Given problem.
Beginning with the first line, set down every line through the one containing "label=series_name, zorder=5, clip_on=False)", exactly as it appears, but not the pictures.

Source data.
☆ ☆ ☆ ☆ ☆
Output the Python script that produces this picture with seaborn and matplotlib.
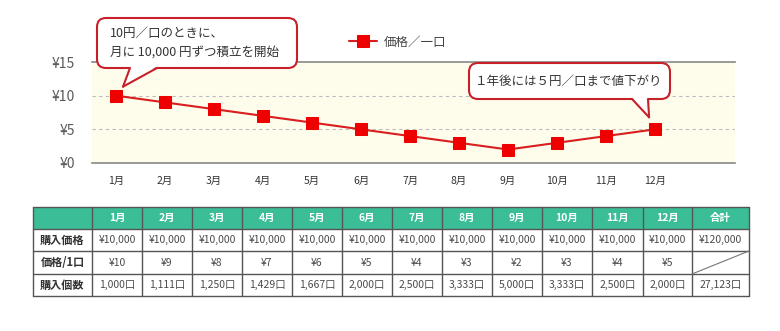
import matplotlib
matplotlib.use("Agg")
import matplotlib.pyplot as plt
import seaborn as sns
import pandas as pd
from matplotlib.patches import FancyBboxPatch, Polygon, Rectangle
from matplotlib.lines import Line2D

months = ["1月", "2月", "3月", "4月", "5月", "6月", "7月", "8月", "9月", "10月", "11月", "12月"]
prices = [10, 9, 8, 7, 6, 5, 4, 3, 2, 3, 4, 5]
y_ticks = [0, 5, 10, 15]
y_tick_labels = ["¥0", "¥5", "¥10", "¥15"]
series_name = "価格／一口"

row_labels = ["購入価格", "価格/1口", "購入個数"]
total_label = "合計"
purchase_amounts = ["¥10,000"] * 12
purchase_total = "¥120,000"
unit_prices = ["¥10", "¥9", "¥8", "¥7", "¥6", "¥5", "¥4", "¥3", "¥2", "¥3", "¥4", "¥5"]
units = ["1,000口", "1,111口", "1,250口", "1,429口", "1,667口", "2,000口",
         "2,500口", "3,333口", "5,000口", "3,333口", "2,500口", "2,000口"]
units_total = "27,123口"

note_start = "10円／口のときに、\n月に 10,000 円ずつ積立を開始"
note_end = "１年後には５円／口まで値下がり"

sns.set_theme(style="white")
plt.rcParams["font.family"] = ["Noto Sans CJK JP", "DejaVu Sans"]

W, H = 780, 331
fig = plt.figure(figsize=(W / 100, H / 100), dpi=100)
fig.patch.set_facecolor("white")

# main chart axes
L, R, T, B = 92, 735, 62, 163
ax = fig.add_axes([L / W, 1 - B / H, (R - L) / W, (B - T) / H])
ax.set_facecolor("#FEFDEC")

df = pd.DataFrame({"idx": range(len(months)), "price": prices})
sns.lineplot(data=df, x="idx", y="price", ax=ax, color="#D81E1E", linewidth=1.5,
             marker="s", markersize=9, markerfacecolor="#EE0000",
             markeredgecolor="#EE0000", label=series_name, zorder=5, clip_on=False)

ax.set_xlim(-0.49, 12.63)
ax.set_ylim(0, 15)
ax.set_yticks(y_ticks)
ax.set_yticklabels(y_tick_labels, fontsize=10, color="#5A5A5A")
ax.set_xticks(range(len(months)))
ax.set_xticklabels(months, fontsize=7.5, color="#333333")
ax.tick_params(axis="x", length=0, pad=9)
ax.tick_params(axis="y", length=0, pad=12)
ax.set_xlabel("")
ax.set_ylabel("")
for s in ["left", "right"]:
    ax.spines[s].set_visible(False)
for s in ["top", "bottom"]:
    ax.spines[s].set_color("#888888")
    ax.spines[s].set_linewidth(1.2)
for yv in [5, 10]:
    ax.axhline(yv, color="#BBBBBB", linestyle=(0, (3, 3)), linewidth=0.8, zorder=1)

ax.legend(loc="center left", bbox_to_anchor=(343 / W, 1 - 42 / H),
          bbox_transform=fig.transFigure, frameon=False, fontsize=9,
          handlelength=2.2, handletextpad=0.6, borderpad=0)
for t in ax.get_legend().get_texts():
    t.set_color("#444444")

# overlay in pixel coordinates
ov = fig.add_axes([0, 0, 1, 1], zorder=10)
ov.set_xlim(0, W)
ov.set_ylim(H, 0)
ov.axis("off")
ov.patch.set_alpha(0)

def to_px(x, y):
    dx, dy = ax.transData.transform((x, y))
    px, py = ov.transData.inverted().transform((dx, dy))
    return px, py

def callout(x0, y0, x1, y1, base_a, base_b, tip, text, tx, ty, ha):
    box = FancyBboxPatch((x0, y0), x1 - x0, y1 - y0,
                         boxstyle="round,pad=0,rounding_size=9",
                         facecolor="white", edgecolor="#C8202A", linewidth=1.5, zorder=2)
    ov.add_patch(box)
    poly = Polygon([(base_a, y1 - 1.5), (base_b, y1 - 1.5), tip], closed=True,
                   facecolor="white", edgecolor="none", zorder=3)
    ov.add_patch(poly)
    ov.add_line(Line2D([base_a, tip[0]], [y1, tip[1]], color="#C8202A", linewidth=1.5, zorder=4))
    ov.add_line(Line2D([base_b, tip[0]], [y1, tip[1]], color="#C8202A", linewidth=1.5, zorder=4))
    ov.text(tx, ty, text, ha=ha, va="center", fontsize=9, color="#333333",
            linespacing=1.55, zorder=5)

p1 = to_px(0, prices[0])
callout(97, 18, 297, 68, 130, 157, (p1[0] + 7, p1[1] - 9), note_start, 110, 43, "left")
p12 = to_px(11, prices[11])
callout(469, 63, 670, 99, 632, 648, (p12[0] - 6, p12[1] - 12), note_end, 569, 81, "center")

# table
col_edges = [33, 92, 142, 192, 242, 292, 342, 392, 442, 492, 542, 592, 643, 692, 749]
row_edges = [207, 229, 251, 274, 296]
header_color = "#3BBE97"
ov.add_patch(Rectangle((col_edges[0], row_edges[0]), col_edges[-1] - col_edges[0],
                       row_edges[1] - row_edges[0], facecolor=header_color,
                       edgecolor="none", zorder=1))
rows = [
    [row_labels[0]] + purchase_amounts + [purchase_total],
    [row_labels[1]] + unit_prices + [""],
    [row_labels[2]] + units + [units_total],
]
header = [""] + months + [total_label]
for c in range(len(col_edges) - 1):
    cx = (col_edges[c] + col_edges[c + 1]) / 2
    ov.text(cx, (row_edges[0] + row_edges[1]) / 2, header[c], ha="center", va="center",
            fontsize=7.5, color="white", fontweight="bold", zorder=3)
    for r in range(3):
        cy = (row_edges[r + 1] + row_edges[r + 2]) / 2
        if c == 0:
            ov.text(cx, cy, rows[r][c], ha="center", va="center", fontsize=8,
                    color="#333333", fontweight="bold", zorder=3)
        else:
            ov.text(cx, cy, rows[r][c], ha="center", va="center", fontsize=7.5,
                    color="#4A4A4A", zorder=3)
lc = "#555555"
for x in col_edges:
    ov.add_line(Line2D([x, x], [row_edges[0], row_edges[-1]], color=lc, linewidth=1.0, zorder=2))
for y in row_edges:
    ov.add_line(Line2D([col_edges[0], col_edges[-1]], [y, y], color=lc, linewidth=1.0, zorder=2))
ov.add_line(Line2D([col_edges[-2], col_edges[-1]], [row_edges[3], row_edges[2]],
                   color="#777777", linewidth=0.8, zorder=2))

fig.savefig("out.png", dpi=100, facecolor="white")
☆ ☆ ☆ ☆ ☆
Exercise output.
Output the Python script that produces this picture with seaborn and matplotlib.
import matplotlib
matplotlib.use("Agg")
import matplotlib.pyplot as plt
import seaborn as sns
import pandas as pd
from matplotlib.patches import FancyBboxPatch, Polygon, Rectangle
from matplotlib.lines import Line2D

months = ["1月", "2月", "3月", "4月", "5月", "6月", "7月", "8月", "9月", "10月", "11月", "12月"]
prices = [10, 9, 8, 7, 6, 5, 4, 3, 2, 3, 4, 5]
y_ticks = [0, 5, 10, 15]
y_tick_labels = ["¥0", "¥5", "¥10", "¥15"]
series_name = "価格／一口"

row_labels = ["購入価格", "価格/1口", "購入個数"]
total_label = "合計"
purchase_amounts = ["¥10,000"] * 12
purchase_total = "¥120,000"
unit_prices = ["¥10", "¥9", "¥8", "¥7", "¥6", "¥5", "¥4", "¥3", "¥2", "¥3", "¥4", "¥5"]
units = ["1,000口", "1,111口", "1,250口", "1,429口", "1,667口", "2,000口",
         "2,500口", "3,333口", "5,000口", "3,333口", "2,500口", "2,000口"]
units_total = "27,123口"

note_start = "10円／口のときに、\n月に 10,000 円ずつ積立を開始"
note_end = "１年後には５円／口まで値下がり"

sns.set_theme(style="white")
plt.rcParams["font.family"] = ["Noto Sans CJK JP", "DejaVu Sans"]

W, H = 780, 331
fig = plt.figure(figsize=(W / 100, H / 100), dpi=100)
fig.patch.set_facecolor("white")

# main chart axes
L, R, T, B = 92, 735, 62, 163
ax = fig.add_axes([L / W, 1 - B / H, (R - L) / W, (B - T) / H])
ax.set_facecolor("#FEFDEC")

df = pd.DataFrame({"idx": range(len(months)), "price": prices})
sns.lineplot(data=df, x="idx", y="price", ax=ax, color="#D81E1E", linewidth=1.5,
             marker="s", markersize=9, markerfacecolor="#EE0000",
             markeredgecolor="#EE0000", label=series_name, zorder=5, clip_on=False)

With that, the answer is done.